Repeat verbatim only the lines from the opening of the material below through the one that contains "70, 80, 90]".

· · · · ·

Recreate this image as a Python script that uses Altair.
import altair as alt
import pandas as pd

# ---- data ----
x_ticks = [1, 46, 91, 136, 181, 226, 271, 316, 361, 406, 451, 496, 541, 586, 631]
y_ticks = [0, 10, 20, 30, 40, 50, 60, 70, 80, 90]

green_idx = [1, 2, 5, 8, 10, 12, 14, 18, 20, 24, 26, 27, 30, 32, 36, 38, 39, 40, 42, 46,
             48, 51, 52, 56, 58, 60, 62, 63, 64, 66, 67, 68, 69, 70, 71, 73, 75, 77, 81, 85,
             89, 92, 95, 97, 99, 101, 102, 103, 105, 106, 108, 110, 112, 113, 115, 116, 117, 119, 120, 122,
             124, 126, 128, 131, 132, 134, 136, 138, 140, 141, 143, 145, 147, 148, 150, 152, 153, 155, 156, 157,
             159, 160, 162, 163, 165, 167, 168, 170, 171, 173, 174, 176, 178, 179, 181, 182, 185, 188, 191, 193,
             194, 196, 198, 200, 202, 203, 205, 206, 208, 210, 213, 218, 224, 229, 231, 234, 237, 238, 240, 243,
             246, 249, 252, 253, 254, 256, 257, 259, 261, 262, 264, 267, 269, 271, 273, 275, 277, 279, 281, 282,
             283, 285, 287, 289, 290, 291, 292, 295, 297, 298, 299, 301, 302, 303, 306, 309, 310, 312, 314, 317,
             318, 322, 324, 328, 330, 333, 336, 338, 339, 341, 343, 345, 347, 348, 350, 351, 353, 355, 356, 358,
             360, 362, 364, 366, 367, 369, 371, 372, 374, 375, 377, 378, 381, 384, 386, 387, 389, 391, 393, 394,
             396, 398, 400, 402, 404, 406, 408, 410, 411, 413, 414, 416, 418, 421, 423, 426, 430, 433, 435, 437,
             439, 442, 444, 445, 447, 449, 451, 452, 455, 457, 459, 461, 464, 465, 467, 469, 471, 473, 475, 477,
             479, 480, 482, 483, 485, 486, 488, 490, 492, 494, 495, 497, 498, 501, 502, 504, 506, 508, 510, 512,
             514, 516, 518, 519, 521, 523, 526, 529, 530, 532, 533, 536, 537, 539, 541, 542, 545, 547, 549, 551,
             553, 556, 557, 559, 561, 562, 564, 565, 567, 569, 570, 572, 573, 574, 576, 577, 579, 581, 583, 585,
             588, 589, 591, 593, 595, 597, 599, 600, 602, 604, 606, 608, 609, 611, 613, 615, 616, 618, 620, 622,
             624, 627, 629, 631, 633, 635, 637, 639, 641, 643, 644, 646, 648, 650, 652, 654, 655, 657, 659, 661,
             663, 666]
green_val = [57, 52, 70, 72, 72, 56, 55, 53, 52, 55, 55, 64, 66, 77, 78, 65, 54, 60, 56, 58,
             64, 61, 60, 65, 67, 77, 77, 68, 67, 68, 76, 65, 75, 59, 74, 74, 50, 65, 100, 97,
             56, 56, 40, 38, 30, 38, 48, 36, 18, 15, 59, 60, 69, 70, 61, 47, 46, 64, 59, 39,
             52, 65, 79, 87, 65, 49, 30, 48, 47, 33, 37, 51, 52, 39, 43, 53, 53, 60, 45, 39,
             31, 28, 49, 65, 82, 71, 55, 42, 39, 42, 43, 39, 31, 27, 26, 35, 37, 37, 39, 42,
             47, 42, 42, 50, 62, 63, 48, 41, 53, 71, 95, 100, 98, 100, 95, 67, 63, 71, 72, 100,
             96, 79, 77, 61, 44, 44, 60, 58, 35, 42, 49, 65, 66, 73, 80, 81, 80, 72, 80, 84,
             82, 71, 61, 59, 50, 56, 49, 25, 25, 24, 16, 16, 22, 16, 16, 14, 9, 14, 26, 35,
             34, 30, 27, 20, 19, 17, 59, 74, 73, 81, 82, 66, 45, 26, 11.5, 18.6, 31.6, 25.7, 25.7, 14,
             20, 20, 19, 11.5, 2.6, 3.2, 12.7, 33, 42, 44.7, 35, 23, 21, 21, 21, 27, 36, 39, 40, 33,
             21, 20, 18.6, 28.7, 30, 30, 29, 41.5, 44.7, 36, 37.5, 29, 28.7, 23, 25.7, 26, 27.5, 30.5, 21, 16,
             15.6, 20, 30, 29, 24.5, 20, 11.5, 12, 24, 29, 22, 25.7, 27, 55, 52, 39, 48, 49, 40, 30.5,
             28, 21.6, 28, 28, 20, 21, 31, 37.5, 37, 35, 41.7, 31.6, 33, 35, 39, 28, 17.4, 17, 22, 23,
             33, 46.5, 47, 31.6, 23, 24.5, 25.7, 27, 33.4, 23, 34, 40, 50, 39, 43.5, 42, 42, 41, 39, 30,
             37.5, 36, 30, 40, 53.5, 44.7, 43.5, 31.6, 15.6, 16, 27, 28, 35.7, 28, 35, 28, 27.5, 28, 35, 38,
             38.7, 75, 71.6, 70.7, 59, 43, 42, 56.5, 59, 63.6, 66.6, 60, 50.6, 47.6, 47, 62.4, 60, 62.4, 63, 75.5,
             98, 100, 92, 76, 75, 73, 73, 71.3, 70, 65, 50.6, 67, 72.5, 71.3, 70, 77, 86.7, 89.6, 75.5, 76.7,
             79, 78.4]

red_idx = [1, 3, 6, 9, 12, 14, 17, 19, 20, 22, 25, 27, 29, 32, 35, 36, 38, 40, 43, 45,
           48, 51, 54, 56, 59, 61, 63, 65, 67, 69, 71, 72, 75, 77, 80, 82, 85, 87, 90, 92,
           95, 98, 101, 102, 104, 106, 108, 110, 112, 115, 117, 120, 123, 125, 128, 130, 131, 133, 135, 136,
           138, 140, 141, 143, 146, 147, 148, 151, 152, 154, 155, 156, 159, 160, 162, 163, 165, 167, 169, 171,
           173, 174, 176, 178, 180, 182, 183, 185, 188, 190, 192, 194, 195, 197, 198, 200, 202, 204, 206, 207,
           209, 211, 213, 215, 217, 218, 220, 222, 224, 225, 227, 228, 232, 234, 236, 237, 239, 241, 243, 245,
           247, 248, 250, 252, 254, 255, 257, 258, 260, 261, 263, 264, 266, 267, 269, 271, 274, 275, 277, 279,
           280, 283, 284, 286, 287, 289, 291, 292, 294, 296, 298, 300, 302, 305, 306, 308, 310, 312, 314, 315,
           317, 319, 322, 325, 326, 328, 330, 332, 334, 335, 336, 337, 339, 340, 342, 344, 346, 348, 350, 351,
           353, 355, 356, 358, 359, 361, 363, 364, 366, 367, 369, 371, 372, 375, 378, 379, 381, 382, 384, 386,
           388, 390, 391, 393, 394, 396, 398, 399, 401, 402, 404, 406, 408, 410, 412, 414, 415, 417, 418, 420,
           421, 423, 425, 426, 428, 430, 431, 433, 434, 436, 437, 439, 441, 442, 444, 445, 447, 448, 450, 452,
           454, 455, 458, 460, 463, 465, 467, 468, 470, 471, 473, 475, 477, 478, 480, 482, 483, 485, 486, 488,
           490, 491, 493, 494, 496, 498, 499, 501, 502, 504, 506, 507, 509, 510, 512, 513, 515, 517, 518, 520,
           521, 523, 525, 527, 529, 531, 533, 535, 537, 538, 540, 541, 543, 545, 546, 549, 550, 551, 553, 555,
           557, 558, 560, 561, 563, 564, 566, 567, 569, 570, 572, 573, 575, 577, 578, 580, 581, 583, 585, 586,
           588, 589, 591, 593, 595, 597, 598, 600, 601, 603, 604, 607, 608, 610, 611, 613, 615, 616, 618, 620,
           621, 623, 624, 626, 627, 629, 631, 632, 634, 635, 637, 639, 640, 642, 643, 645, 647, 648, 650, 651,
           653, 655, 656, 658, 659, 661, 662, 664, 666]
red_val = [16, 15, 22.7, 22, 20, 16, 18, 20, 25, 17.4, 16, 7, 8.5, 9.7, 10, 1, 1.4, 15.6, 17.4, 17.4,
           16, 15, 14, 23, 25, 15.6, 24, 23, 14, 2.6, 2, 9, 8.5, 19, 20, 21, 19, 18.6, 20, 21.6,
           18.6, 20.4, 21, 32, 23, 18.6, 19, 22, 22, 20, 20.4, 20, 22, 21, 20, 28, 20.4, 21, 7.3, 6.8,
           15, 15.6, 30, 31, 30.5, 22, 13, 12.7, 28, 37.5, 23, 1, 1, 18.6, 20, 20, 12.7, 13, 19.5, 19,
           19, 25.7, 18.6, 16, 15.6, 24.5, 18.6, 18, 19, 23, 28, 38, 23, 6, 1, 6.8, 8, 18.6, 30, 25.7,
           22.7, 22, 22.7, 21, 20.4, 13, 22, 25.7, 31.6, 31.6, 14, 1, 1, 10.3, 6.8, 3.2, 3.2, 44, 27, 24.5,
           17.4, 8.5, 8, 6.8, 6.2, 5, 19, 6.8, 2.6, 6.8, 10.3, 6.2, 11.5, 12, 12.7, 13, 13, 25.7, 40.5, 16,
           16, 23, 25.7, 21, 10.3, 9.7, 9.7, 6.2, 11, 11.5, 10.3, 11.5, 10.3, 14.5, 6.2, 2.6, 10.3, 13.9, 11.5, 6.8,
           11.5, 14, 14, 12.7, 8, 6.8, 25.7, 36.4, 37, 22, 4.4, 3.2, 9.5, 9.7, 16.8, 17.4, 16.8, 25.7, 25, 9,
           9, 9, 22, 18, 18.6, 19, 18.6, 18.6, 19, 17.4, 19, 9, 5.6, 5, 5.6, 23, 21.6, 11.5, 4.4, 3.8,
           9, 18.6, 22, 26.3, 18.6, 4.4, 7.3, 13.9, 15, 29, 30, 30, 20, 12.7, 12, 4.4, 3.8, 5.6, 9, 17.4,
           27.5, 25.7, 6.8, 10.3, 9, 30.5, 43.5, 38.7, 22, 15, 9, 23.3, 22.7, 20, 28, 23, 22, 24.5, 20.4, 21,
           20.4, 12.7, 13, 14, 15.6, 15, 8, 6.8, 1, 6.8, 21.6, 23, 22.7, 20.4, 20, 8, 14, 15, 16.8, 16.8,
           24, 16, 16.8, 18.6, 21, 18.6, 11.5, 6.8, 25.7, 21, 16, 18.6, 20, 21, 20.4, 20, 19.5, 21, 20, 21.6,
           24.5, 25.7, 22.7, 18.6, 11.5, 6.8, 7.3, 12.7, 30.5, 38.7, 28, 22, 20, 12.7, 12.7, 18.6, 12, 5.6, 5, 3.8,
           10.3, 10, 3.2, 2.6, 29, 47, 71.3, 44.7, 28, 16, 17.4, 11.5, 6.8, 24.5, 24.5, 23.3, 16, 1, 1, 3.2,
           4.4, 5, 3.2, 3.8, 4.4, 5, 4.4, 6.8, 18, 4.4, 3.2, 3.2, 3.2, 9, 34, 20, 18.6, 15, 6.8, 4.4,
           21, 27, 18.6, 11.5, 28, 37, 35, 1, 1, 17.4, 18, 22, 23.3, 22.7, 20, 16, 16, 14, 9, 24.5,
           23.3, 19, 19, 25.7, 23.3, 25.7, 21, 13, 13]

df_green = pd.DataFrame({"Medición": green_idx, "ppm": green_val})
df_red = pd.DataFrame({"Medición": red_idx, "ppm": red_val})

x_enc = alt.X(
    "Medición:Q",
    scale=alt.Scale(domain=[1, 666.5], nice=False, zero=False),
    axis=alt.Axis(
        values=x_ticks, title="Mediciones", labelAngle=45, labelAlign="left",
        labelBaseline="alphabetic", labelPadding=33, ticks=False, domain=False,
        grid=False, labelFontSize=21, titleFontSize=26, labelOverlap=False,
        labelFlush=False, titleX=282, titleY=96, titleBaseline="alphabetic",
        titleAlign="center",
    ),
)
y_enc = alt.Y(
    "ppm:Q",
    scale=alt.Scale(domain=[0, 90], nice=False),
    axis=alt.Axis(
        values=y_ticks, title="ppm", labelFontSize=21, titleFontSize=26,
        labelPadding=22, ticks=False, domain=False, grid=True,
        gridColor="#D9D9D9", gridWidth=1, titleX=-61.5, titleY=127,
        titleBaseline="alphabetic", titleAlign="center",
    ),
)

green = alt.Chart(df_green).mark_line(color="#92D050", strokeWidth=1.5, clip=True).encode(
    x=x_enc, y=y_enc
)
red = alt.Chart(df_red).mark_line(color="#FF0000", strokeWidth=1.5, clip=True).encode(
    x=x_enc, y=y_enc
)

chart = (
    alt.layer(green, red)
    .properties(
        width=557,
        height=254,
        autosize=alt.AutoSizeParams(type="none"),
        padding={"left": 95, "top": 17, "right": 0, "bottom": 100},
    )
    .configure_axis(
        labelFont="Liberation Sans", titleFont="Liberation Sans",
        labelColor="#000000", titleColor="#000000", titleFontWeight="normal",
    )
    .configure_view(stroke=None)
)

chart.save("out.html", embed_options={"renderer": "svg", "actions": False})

· · · · ·

**The result**.
Recreate this image as a Python script that uses Altair.
import altair as alt
import pandas as pd

# ---- data ----
x_ticks = [1, 46, 91, 136, 181, 226, 271, 316, 361, 406, 451, 496, 541, 586, 631]
y_ticks = [0, 10, 20, 30, 40, 50, 60, 70, 80, 90]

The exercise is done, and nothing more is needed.